After that shift, the spark vanished. I don't know if it was because of the betrayal, or because their relationship suddenly felt like siblings. The plotline with the aphrodisiac incense gave me a total ick. Why does a husband need a chemical gimmick to sleep with his wife if they are supposedly madly in love? I know historical dramas love this trope, but here it felt regressive; he was practically hiding and incapable of just approaching his own wife. They randomly stopped having chemistry, a problem made worse by choppy editing. It felt like many kissing scenes were cut, leaving us with jarring jumps from one scene to the next.
By the end, the writers fell into the classic trap: they traded her agency for a "happy ending." Turning a fierce, independent woman who survived absolute horror into a passive figure who just watches her husband run her dream academy completely defeats the purpose of her arc. Peace doesn't have to mean powerlessness, and the show forgot that.

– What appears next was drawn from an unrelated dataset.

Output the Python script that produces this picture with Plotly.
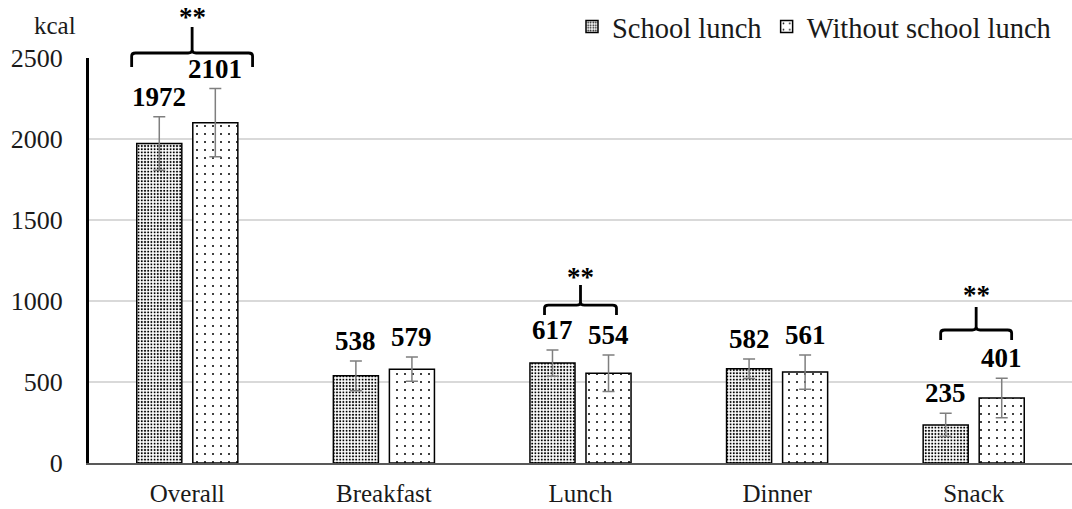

Overall, I am still happy with the drama's success, even if certain things could have been much better. The leads did a fantastic job. I normally hated the ML's acting in The Legend of the female general, and I couldn't even finish Story of Kunning Palace because of Bai Lu and Zhang Linghe’s acting. However, I was pleasantly surprised here. It just goes to show that sometimes actors don't need to change, they just need a great director to pull out a nuanced performance.
Moli is a great ride that unfortunately traded its boundary-breaking agency for lazy, safe clichés at the finish line, but it remains a testament to what good directing can achieve.